The organisation’s ambitious plans are contained in a new strategy called ‘Powering today and tomorrow.’ This outlines how forecourt operators, home heating suppliers and other fuel providers are changing how they do business to become more sustainable, while continuing to play a crucial role in powering Irish life.
These transformational changes mean that by 2050, the products which Fuels for Ireland provides will be carbon neutral, with the industry playing a key role in the objective of making Ireland carbon neutral.
“Fossil fuels cannot be the basis of Ireland’s long-term energy plans, or the basis of our industry’s long-term business strategy,” said Kevin McPartlan, CEO of Fuels for Ireland. “This document is about setting out our vision for how our members can support Ireland’s efforts to become carbon neutral by 2050.
“The liquid fuels we provide are being transformed. With the right supports, Fuels for Ireland can play a leading role in making Ireland’s energy transition a reality. Remarkable improvements in engine technology and efficiency have already transformed how we use fuels, now the challenge will be how to change our overall fuel mix to dramatically cut and ultimately eliminate greenhouse gas emissions.”
The strategy, ‘Powering today and tomorrow,’ sets out what this challenge will involve, given Ireland’s current reliance on oil and other fossil fuels. According to the Sustainable Energy Authority of Ireland, 97% of Ireland’s transport energy needs in 2018 were met using oil-based products.
To meet the needs of Irish motorists, more and more forecourt operators are now supporting electric vehicle charging. The total number of EV charging points has increased by 50% in the last five years and plans are in place to expand this significantly.
Liquid fuels are being progressively transformed as the amount of biofuel which can be added to motor fuel increases, 330,000 tonnes of carbon emissions are already prevented annually by blending zero-carbon biofuels into petrol and diesel. To accelerate this process, Fuels for Ireland is calling on the new Government to mandate the doubling of ethanol in petrol sold in Ireland as a matter of urgency.
The current E5 blend means that ethanol makes up 5% of the petrol which is used in Ireland’s cars. Doubling the amount of ethanol used by switching to E10 would result in an annual reduction in CO2 emissions of 90,000 tonnes: which would be the equivalent of taking 50,000 cars off the road.
The transformation of liquid fuels goes far beyond the greater utilisation of biofuels, however. Emissions-free hydrogen-fuelled vehicles are likely to play a big role, and plans are in place to establish up to 80 hydrogen fuel stations by 2030. Other exciting new fuel technologies are also going to present major opportunities for fuelling transport while slashing emissions, including compressed natural gas (CNG) and e-fuels.
Transport is not the only area where major changes are afoot. When it comes to our home heating needs, Ireland remains highly dependent on oil, with almost 700,000 homes being heated using kerosene-fired heating systems.

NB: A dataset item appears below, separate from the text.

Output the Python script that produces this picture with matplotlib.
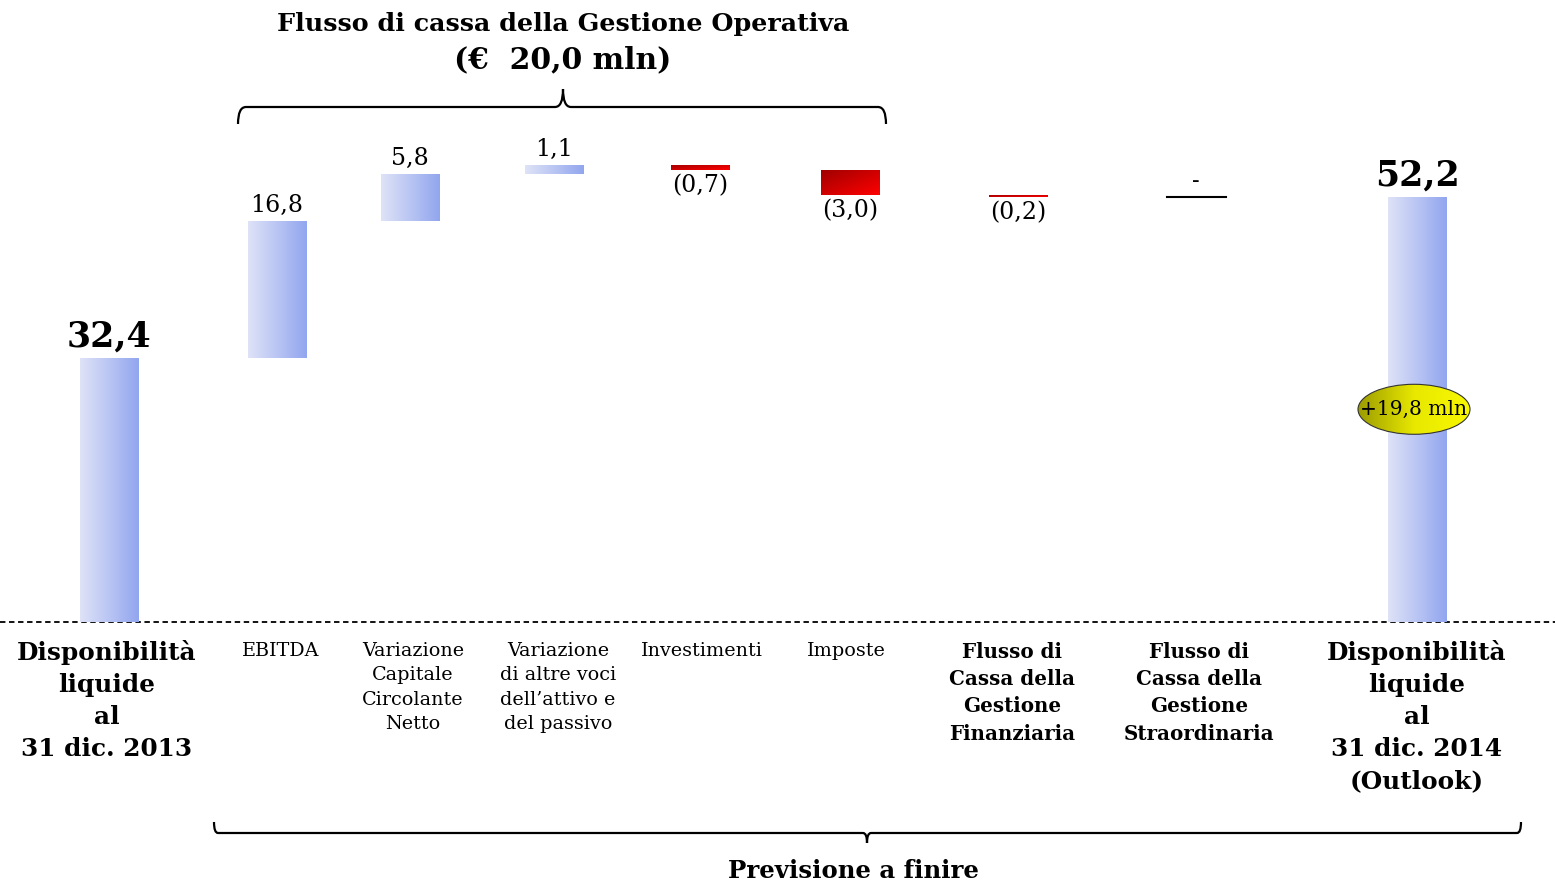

To help boost efficiency and bring about emissions reductions, 20,000 boiler upgrades are carried out every year which deliver an average CO2 reductions of almost 20%. Given that 400,000 older and less efficient oil boilers are in service nationwide, large-scale reductions in emissions are possible in the coming years, and technological improvements will likely lead to significant changes in the liquid fuels mix in the coming decades.
Kevin McPartlan said that Fuels for Ireland welcomes the new coalition’s commitment to achieving major emissions reductions and energy efficiency gains over the next decade, and he called on the Government to enter into dialogue with industry stakeholders to ensure that they succeed.
“Everyone realises that the country cannot change overnight given the essential role that our members’ products currently play in sustaining our economy and supporting our way of life. But the technological improvements and innovations already underway are transforming liquid fuels, and the pace of change is going to accelerate. Working together, we will become carbon neutral by 2050 while continuing to provide Irish people with the fuel they need.
“To bring this positive change about as quickly as possible, we want all solutions to be on the table, because we want all our citizens to have the fuels they need for the lives they lead: now and long into the future,” he concluded.